Musk believes that the radar can now be used as the primary control sensor to confirm visual image recognition and give the car more opportunities to avoid collisions. However, Musk states, ‘the big problem in using radar to stop the car is avoiding false alarms’. 

The radar system has been present in Tesla’s since October 2014 and the new software will run on existing hardware and unlock six times more radar objects. The radar will create a 3D map of its surroundings and by studying several frames against vehicle velocity and its expected path, the car can judge if something is real and assess whether or not a collision is imminent. 

The difficulty are objects such as signs, a rise in the road or a bridge where the road dips, all of which the car could interpret as a collision course. The Tesla fleet is used to solve this issue, each car helping one another to ‘learn’ the road. Musk states that ‘initially, the vehicle fleet will take no action except to note the position of road signs, bridges and other stationary objects, mapping the world according to radar. The car computer will then silently compare when it would have braked to the driver action and upload that to the Tesla database. If several cars drive safely past a given radar object…then that object is added to the geocoded whitelist’.
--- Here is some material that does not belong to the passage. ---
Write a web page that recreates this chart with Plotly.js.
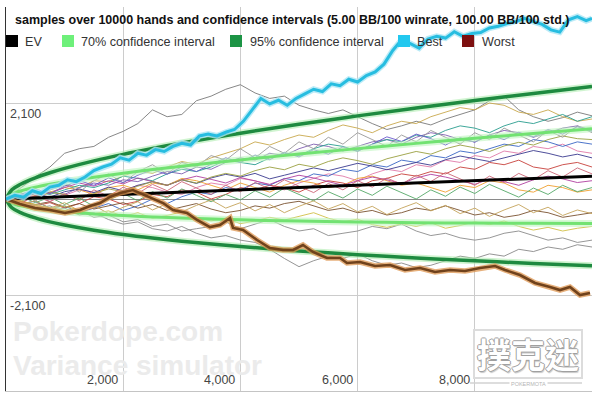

The result of this is that the car should almost always hit the brakes automatically in necessary situations.

Another update follows the recent death of a Tesla driver using the self-driving feature. If the car detects no hands on the wheel whilst in the autopilot mode and the driver ignores repeated warnings, the car will need to be parked before self-driving can continue. 

For more information, read the full Elon Musk blog here.

Following on from this, former business partner Mobileye, has announced it has stopped working with Tesla because the company has 'pushed the envelope' on its autopilot feature.

Mobileye executive Amnon Shashua told Reuters that the design of autopilot threatened to push it beyond the point that it was safe to use.

"It is not designed to cover all possible crash situations in a safe manner," he said. Mr Shashua is also technology chief at Mobileye, which develops driver assistance systems.
"It is a driver assistance system and not a driverless system," he said.

Tesla has responded by saying the autopilot was built to help drivers, not turn cars into autonomous vehicles.